Assange, dressed in a shirt and half-knotted tie, appeared tired and unwell on the video. He had dark rings under his eyes and sniffed frequently during a prepared presentation

whereas Reuters, ho hum, disagreed, saying that he

looked to be in good health.

Both however agreed that he was calling out Obama, the Guardian saying:

The Wikileaks founder, Julian Assange, has accused president Obama of seeking to exploit the Arab Spring revolutions for political gain, claiming Obama’s vocal support for freedom of expression had not been translated into action.

and Reuters:

Assange mocked Obama for defending free speech in the Arab world in an address to the United Nations on Tuesday, pointing to his own experience as evidence that Obama has “done more to criminalize free speech than any other U.S. president.

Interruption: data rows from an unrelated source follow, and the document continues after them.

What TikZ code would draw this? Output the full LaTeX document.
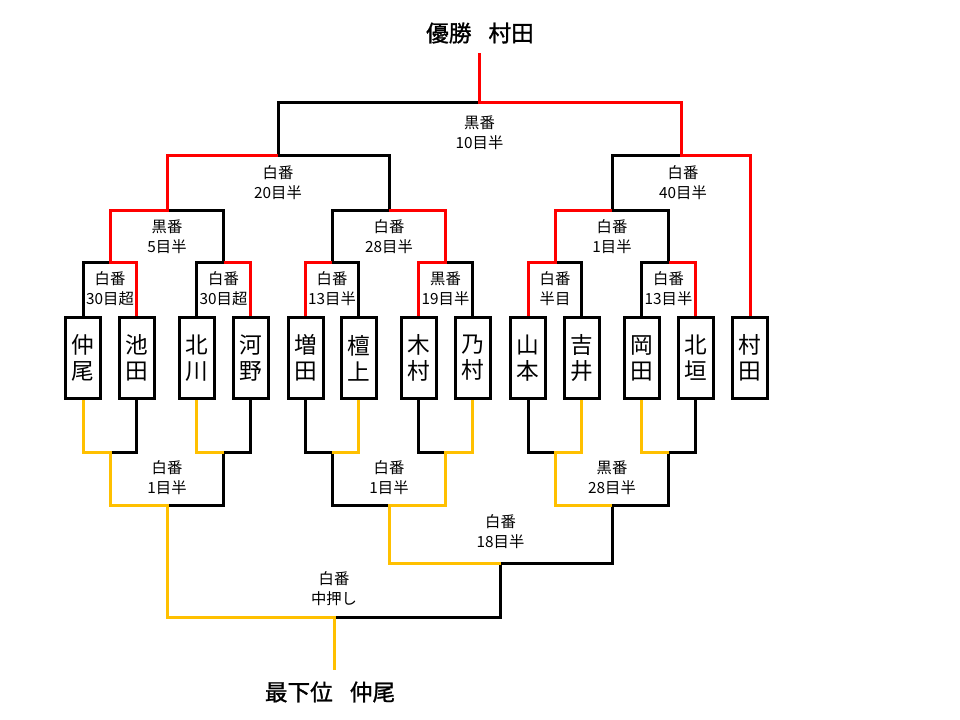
\documentclass[tikz,border=0pt]{standalone}
\usepackage{fontspec}
\setmainfont{Noto Sans CJK JP}
\newfontfamily\ttlfont[FakeBold=1.2]{Noto Sans CJK JP}
\definecolor{yel}{HTML}{FFC000}
\begin{document}
\begin{tikzpicture}[x=0.75pt,y=-0.75pt,
  ln/.style={line width=2.25pt},
  bk/.style={ln,draw=black},
  rd/.style={ln,draw=red},
  yl/.style={ln,draw=yel},
  player/.style={draw,line width=2.25pt,minimum width=26.25pt,minimum height=60.75pt,inner sep=0pt,align=center,font=\fontsize{17}{19.5}\selectfont},
  lbl/.style={align=center,inner sep=0pt,font=\fontsize{11.5}{15}\selectfont},
  ttl/.style={inner sep=0pt,font=\ttlfont\fontsize{17}{20}\selectfont}]
\useasboundingbox (0,0) rectangle (960,720);

% players
\node[player] (p1) at (83,358) {仲\\尾};
\node[player] (p2) at (136.5,358) {池\\田};
\node[player] (p3) at (196.5,358) {北\\川};
\node[player] (p4) at (250.5,358) {河\\野};
\node[player] (p5) at (305.5,358) {増\\田};
\node[player] (p6) at (358.5,358) {檀\\上};
\node[player] (p7) at (418.5,358) {木\\村};
\node[player] (p8) at (472.5,358) {乃\\村};
\node[player] (p9) at (528,358) {山\\本};
\node[player] (p10) at (581.5,358) {吉\\井};
\node[player] (p11) at (641.5,358) {岡\\田};
\node[player] (p12) at (695.5,358) {北\\垣};
\node[player] (p13) at (750,358) {村\\田};

% titles
\node[ttl] (top) at (480,33) {優勝\hspace{0.75em}村田};
\node[ttl] (bot) at (330,692) {最下位\hspace{0.75em}仲尾};

% winners bracket junctions
\coordinate (a1) at (110,263);
\coordinate (a2) at (223.5,263);
\coordinate (a3) at (332,263);
\coordinate (a4) at (445.5,263);
\coordinate (a5) at (555,263);
\coordinate (a6) at (668.5,263);
\coordinate (b1) at (167,211);
\coordinate (b2) at (389,211);
\coordinate (b3) at (612,211);
\coordinate (c1) at (278,156);
\coordinate (c2) at (681,156);
\coordinate (d) at (479.5,103);
\coordinate (tw) at (479.5,53);

% losers bracket junctions
\coordinate (e1) at (110,452);
\coordinate (e2) at (223.5,452);
\coordinate (e3) at (332,452);
\coordinate (e4) at (445.5,452);
\coordinate (e5) at (555,452);
\coordinate (e6) at (668.5,452);
\coordinate (f1) at (167,505);
\coordinate (f2) at (389,505);
\coordinate (f3) at (612,505);
\coordinate (g) at (500.5,563);
\coordinate (h) at (334,617);
\coordinate (bl) at (334,670);

% winners: black
\draw[bk] (p1.north) |- (a1);
\draw[bk] (p3.north) |- (a2) |- (b1);
\draw[bk] (p6.north) |- (a3) |- (b2);
\draw[bk] (p8.north) |- (a4);
\draw[bk] (p10.north) |- (a5);
\draw[bk] (p11.north) |- (a6) |- (b3);
\draw[bk] (b2) |- (c1);
\draw[bk] (b3) |- (c2);
\draw[bk] (c1) |- (d);
% winners: red
\draw[rd] (p2.north) |- (a1) |- (b1) |- (c1);
\draw[rd] (p4.north) |- (a2);
\draw[rd] (p5.north) |- (a3);
\draw[rd] (p7.north) |- (a4) |- (b2);
\draw[rd] (p9.north) |- (a5) |- (b3);
\draw[rd] (p12.north) |- (a6);
\draw[rd] (p13.north) |- (c2) |- (d) -- (tw);

% losers: black
\draw[bk] (p2.south) |- (e1);
\draw[bk] (p4.south) |- (e2) |- (f1);
\draw[bk] (p5.south) |- (e3) |- (f2);
\draw[bk] (p7.south) |- (e4);
\draw[bk] (p9.south) |- (e5);
\draw[bk] (p12.south) |- (e6) |- (f3) |- (g) |- (h);
% losers: yellow
\draw[yl] (p1.south) |- (e1) |- (f1) |- (h) -- (bl);
\draw[yl] (p3.south) |- (e2);
\draw[yl] (p6.south) |- (e3);
\draw[yl] (p8.south) |- (e4) |- (f2) |- (g);
\draw[yl] (p10.south) |- (e5) |- (f3);
\draw[yl] (p11.south) |- (e6);

% labels winners
\node[lbl] (ld) at (479.5,133) {黒番\\10目半};
\node[lbl] (lc1) at (278,183) {白番\\20目半};
\node[lbl] (lc2) at (683,183) {白番\\40目半};
\node[lbl] (lb1) at (167,237) {黒番\\5目半};
\node[lbl] (lb2) at (389,237) {白番\\28目半};
\node[lbl] (lb3) at (612,237) {白番\\1目半};
\node[lbl] (la1) at (110,289) {白番\\30目超};
\node[lbl] (la2) at (223.5,289) {白番\\30目超};
\node[lbl] (la3) at (332,289) {白番\\13目半};
\node[lbl] (la4) at (445.5,289) {黒番\\19目半};
\node[lbl] (la5) at (555,289) {白番\\半目};
\node[lbl] (la6) at (668.5,289) {白番\\13目半};
% labels losers
\node[lbl] (lf1) at (167,478) {白番\\1目半};
\node[lbl] (lf2) at (389,478) {白番\\1目半};
\node[lbl] (lf3) at (612,478) {黒番\\28目半};
\node[lbl] (lg) at (500.5,532) {白番\\18目半};
\node[lbl] (lh) at (334,589) {白番\\中押し};
\end{tikzpicture}
\end{document}
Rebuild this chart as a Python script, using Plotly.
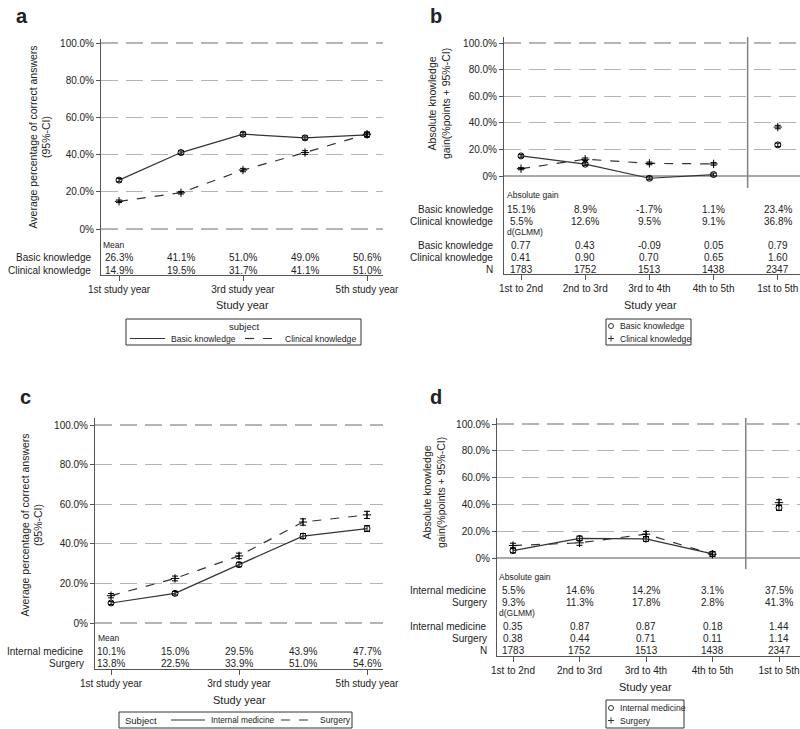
import plotly.graph_objects as go

W, H = 800, 729
FONT = "Liberation Sans, Arial, sans-serif"
TXT = "#222222"
GRID = "#b4b4b4"
AXIS = "#555555"

# ---------------- data ----------------
x_pos = [1, 2, 3, 4, 5]
year_tick_labels = ["1st study year", "", "3rd study year", "", "5th study year"]
period_labels = ["1st to 2nd", "2nd to 3rd", "3rd to 4th", "4th to 5th", "1st to 5th"]
y_tick_vals = [0, 20, 40, 60, 80, 100]
y_tick_labels = ["0%", "20.0%", "40.0%", "60.0%", "80.0%", "100.0%"]

# panel a
basic_mean = [26.3, 41.1, 51.0, 49.0, 50.6]
basic_ci = [0.9, 0.9, 1.0, 1.0, 1.1]
clinical_mean = [14.9, 19.5, 31.7, 41.1, 51.0]
clinical_ci = [0.7, 0.7, 0.9, 1.0, 1.2]

# panel b
basic_gain = [15.1, 8.9, -1.7, 1.1, 23.4]
basic_gain_ci = [1.0, 1.1, 1.1, 1.1, 1.3]
clinical_gain = [5.5, 12.6, 9.5, 9.1, 36.8]
clinical_gain_ci = [0.8, 1.0, 1.0, 1.0, 1.3]
basic_d = ["0.77", "0.43", "-0.09", "0.05", "0.79"]
clinical_d = ["0.41", "0.90", "0.70", "0.65", "1.60"]
n_pairs = ["1783", "1752", "1513", "1438", "2347"]

# panel c
im_mean = [10.1, 15.0, 29.5, 43.9, 47.7]
im_ci = [0.8, 0.9, 1.1, 1.3, 1.5]
surg_mean = [13.8, 22.5, 33.9, 51.0, 54.6]
surg_ci = [1.1, 1.2, 1.4, 1.6, 1.8]

# panel d
im_gain = [5.5, 14.6, 14.2, 3.1, 37.5]
im_gain_ci = [1.6, 1.7, 1.8, 1.6, 2.0]
surg_gain = [9.3, 11.3, 17.8, 2.8, 41.3]
surg_gain_ci = [1.7, 1.8, 2.0, 1.7, 2.2]
im_d = ["0.35", "0.87", "0.87", "0.18", "1.44"]
surg_d = ["0.38", "0.44", "0.71", "0.11", "1.14"]


def pct(v):
    return f"{v:.1f}%"


# ---------------- geometry (pixels) ----------------
def geom(left, right, top, bottom, x1, dx, y0, y100):
    k = (y0 - y100) / 100.0
    return dict(
        xdomain=[left / W, right / W],
        ydomain=[1 - bottom / H, 1 - top / H],
        xrange=[1 + (left - x1) / dx, 1 + (right - x1) / dx],
        yrange=[-(bottom - y0) / k, (y0 - top) / k],
    )


G = {
    1: geom(101, 383, 39, 275, 119, 62, 229, 43),
    2: geom(504, 800, 37, 274, 521, 64.2, 176, 43),
    3: geom(95, 383, 418, 669, 111, 64, 623, 425),
    4: geom(497, 800, 418, 656, 513, 66.5, 558, 424),
}


def py(p):
    return 1 - p / H


def pxx(p):
    return p / W


fig = go.Figure()
annotations = []
shapes = []


def ax_name(i, a):
    return a if i == 1 else f"{a}{i}"


def marker_for(symbol):
    if symbol == "circle-open":
        return dict(symbol="circle-open", size=6, color="black",
                    line=dict(width=1, color="black"))
    return dict(symbol="cross-thin", size=6, color="black",
                line=dict(width=1, color="black"))


def add_series(i, y, err, dash, symbol, name, connect_all=True):
    xa = "x" if i == 1 else f"x{i}"
    ya = "y" if i == 1 else f"y{i}"
    marker = marker_for(symbol)
    n = 5 if connect_all else 4
    fig.add_trace(go.Scatter(
        x=x_pos[:n], y=y[:n], mode="lines+markers", xaxis=xa, yaxis=ya,
        line=dict(color="#333333", width=1.2, dash=dash),
        marker=marker, name=name, showlegend=False,
        error_y=dict(type="data", array=err[:n], width=3, thickness=1,
                     color="black"),
    ))
    if not connect_all:
        fig.add_trace(go.Scatter(
            x=x_pos[4:], y=y[4:], mode="markers", xaxis=xa, yaxis=ya,
            marker=marker, name=name, showlegend=False,
            error_y=dict(type="data", array=err[4:], width=3, thickness=1,
                         color="black"),
        ))


add_series(1, basic_mean, basic_ci, "solid", "circle-open", "Basic knowledge")
add_series(1, clinical_mean, clinical_ci, "dash", "cross", "Clinical knowledge")
add_series(2, basic_gain, basic_gain_ci, "solid", "circle-open", "Basic knowledge",
           connect_all=False)
add_series(2, clinical_gain, clinical_gain_ci, "dash", "cross", "Clinical knowledge",
           connect_all=False)
add_series(3, im_mean, im_ci, "solid", "circle-open", "Internal medicine")
add_series(3, surg_mean, surg_ci, "dash", "cross", "Surgery")
add_series(4, im_gain, im_gain_ci, "solid", "circle-open", "Internal medicine",
           connect_all=False)
add_series(4, surg_gain, surg_gain_ci, "dash", "cross", "Surgery",
           connect_all=False)

# ---------------- axes ----------------
layout = {}
for i in range(1, 5):
    g = G[i]
    xa = ax_name(i, "xaxis")
    ya = ax_name(i, "yaxis")
    ya_ref = "y" if i == 1 else f"y{i}"
    xa_ref = "x" if i == 1 else f"x{i}"
    if i in (1, 3):
        tv, tt = x_pos[::2], year_tick_labels[::2]
    else:
        tv, tt = x_pos, period_labels
    layout[xa] = dict(
        domain=g["xdomain"], range=g["xrange"], anchor=ya_ref,
        tickvals=tv, ticktext=tt, ticks="outside", ticklen=5, tickcolor=AXIS,
        showgrid=False, zeroline=False, showline=True, linecolor=AXIS,
        linewidth=1, tickfont=dict(size=10, color=TXT, family=FONT),
        fixedrange=True,
    )
    layout[ya] = dict(
        domain=g["ydomain"], range=g["yrange"], anchor=xa_ref,
        tickvals=y_tick_vals, ticktext=y_tick_labels, ticks="outside",
        ticklen=4, tickcolor=AXIS, showgrid=True, gridcolor=GRID,
        gridwidth=1.2, griddash="17px,8px",
        zeroline=(i in (2, 4)), zerolinecolor="#aaaaaa", zerolinewidth=1.2,
        showline=True, linecolor=AXIS, linewidth=1,
        tickfont=dict(size=10, color=TXT, family=FONT), fixedrange=True,
    )

# vertical separators in b and d
for i, xv, ybot_px in ((2, 4.53, 188), (4, 4.5, 569)):
    g = G[i]
    shapes.append(dict(
        type="line", xref=f"x{i}", yref="paper",
        x0=xv, x1=xv, y0=py(ybot_px), y1=g["ydomain"][1],
        line=dict(color="#808080", width=1.5),
    ))


def txt(x, y, s, size=10, xanchor="center", xref="paper", yanchor="middle",
        **kw):
    annotations.append(dict(x=x, y=y, xref=xref, yref="paper", text=s,
                            showarrow=False, xanchor=xanchor, yanchor=yanchor,
                            font=dict(size=size, color=TXT, family=FONT), **kw))


# panel letters
for letter, xp, yp in (("a", 14, 16), ("b", 428, 16), ("c", 18, 397), ("d", 428, 397)):
    txt(pxx(xp), py(yp), f"<b>{letter}</b>", size=20, xanchor="left")

# y titles
txt(pxx(39.5), py(137), "Average percentage of correct answers<br>(95%-CI)",
    size=10.5, textangle=-90)
txt(pxx(439), py(103), "Absolute knowledge<br>gain(%points + 95%-CI)",
    size=10.5, textangle=-90)
txt(pxx(31.5), py(525), "Average percentage of correct answers<br>(95%-CI)",
    size=10.5, textangle=-90)
txt(pxx(434), py(493), "Absolute knowledge<br>gain(%points + 95%-CI)",
    size=10.5, textangle=-90)

# x titles
txt(pxx(242), py(305), "Study year", size=11)
txt(pxx(650), py(305), "Study year", size=11)
txt(pxx(239), py(700), "Study year", size=11)
txt(pxx(645), py(687), "Study year", size=11)


# tables
def table_rows(i, label_right, head_rows, rows):
    xr = "x" if i == 1 else f"x{i}"
    for text, left_px, ypx in head_rows:
        txt(pxx(left_px), py(ypx), text, size=8.5, xanchor="left")
    for label, values, ypx in rows:
        txt(pxx(label_right), py(ypx), label, size=10, xanchor="right")
        for xv, v in zip(x_pos, values):
            txt(xv, py(ypx), v, size=10, xref=xr)


table_rows(1, 93, [("Mean", 101, 245)], [
    ("Basic knowledge", [pct(v) for v in basic_mean], 258),
    ("Clinical knowledge", [pct(v) for v in clinical_mean], 270),
])
table_rows(2, 495, [("Absolute gain", 505, 195), ("d(GLMM)", 505, 232)], [
    ("Basic knowledge", [pct(v) for v in basic_gain], 209),
    ("Clinical knowledge", [pct(v) for v in clinical_gain], 221),
    ("Basic knowledge", basic_d, 245),
    ("Clinical knowledge", clinical_d, 257),
    ("N", n_pairs, 269),
])
table_rows(3, 86, [("Mean", 96, 638)], [
    ("Internal medicine", [pct(v) for v in im_mean], 651),
    ("Surgery", [pct(v) for v in surg_mean], 663),
])
table_rows(4, 489, [("Absolute gain", 497, 577), ("d(GLMM)", 497, 613)], [
    ("Internal medicine", [pct(v) for v in im_gain], 590),
    ("Surgery", [pct(v) for v in surg_gain], 602),
    ("Internal medicine", im_d, 626),
    ("Surgery", surg_d, 638),
    ("N", n_pairs, 650),
])


# ---------------- hand-drawn legends ----------------
def box(x0, x1, y0, y1):
    shapes.append(dict(type="rect", xref="paper", yref="paper",
                       x0=pxx(x0), x1=pxx(x1), y0=py(y1), y1=py(y0),
                       line=dict(color="#333333", width=1)))


def hline(x0, x1, y, dash):
    shapes.append(dict(type="line", xref="paper", yref="paper",
                       x0=pxx(x0), x1=pxx(x1), y0=py(y), y1=py(y),
                       line=dict(color="#333333", width=1.2, dash=dash)))


def circ(cx, cy, r=2.5):
    shapes.append(dict(type="circle", xref="paper", yref="paper",
                       x0=pxx(cx - r), x1=pxx(cx + r), y0=py(cy + r), y1=py(cy - r),
                       line=dict(color="#333333", width=1)))


def plus(cx, cy, r=3):
    shapes.append(dict(type="line", xref="paper", yref="paper",
                       x0=pxx(cx - r), x1=pxx(cx + r), y0=py(cy), y1=py(cy),
                       line=dict(color="#333333", width=1)))
    shapes.append(dict(type="line", xref="paper", yref="paper",
                       x0=pxx(cx), x1=pxx(cx), y0=py(cy - r), y1=py(cy + r),
                       line=dict(color="#333333", width=1)))


LEG = 8.6

# legend a
box(126, 361, 319, 345)
txt(pxx(243.5), py(326.5), "subject", size=9.5)
hline(130, 165, 338.5, "solid")
txt(pxx(169), py(338.5), "Basic knowledge", size=LEG, xanchor="left")
hline(245, 279, 338.5, "dash")
txt(pxx(283), py(338.5), "Clinical knowledge", size=LEG, xanchor="left")

# legend b
box(606, 691, 319, 345)
circ(611, 326)
txt(pxx(618), py(326), "Basic knowledge", size=LEG, xanchor="left")
plus(611, 338.5)
txt(pxx(618), py(338.5), "Clinical knowledge", size=LEG, xanchor="left")

# legend c
box(119, 352, 712, 728)
txt(pxx(123), py(720), "Subject", size=9.5, xanchor="left")
hline(171, 205, 720, "solid")
txt(pxx(209), py(720), "Internal medicine", size=8.3, xanchor="left")
hline(281, 314, 720, "dash")
txt(pxx(318), py(720), "Surgery", size=LEG, xanchor="left")

# legend d
box(606, 684, 700, 728)
circ(611, 708)
txt(pxx(618), py(708), "Internal medicine", size=LEG, xanchor="left")
plus(611, 720.5)
txt(pxx(618), py(720.5), "Surgery", size=LEG, xanchor="left")

layout.update(
    width=W, height=H,
    margin=dict(l=0, r=0, t=0, b=0, autoexpand=False),
    paper_bgcolor="white", plot_bgcolor="white",
    font=dict(family=FONT, color=TXT),
    annotations=annotations, shapes=shapes,
    showlegend=False,
)
fig.update_layout(layout)
fig.write_html(
    "out.html",
    config={"displayModeBar": False, "staticPlot": True},
    post_script="document.body.style.margin='0';document.body.style.padding='0';"
                "document.body.style.overflow='hidden';",
)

The Daily Mail has now decided, in a different headline but the same article as above (maybe they read Reuters ‘mocking Obama’ and thought they’d ‘ave some of that) that Julian is ‘mocking Britain’ – they say it’s because he is ‘bragging’ about being ‘free’. You couldn’t make it up… well, actually, on second thoughts, I guess that’s exactly what they do…

(7) Statement by Amnesty International


Amnesty International have now weighed in with a statement saying that Sweden should give the guarantees:

The Swedish authorities should issue assurances to the UK and to Julian Assange that if he leaves Ecuador’s London embassy and agrees to go to Sweden to face sexual assault claims, he will not be extradited to the USA in connection with Wikileaks, Amnesty International said.

In the wake of the Wikileaks co-founder addressing the United Nations and with talks due between the British Foreign Secretary William Hague and Ecuadorian officials, Amnesty International added that it was time to break the impasse.

Nicola Duckworth, Senior Director for Research at Amnesty International, said:

If the Swedish authorities are able to confirm publicly that Assange will not eventually find himself on a plane to the USA if he submits himself to the authority of the Swedish courts then this will hopefully achieve two things.

First, it will break the current impasse and second it will mean the women who have leveled accusations of sexual assault are not denied justice.

It is vital that states show they are serious about dealing with allegations of sexual violence and that they respect both the rights of the women who made the complaints and the person accused.

While Amnesty International has no evidence that Sweden plans to extradite Assange to the USA, it seems evident that fears about such an outcome have played no small part in the current stand-off.
Amnesty International believes that the forced transfer of Julian Assange to the USA in the present circumstances would expose him to a real risk of serious human rights violations, possibly including violation of his right to freedom of expression and the risk that he may be held in detention in conditions which violate the prohibition of torture and other cruel, inhuman or degrading treatment.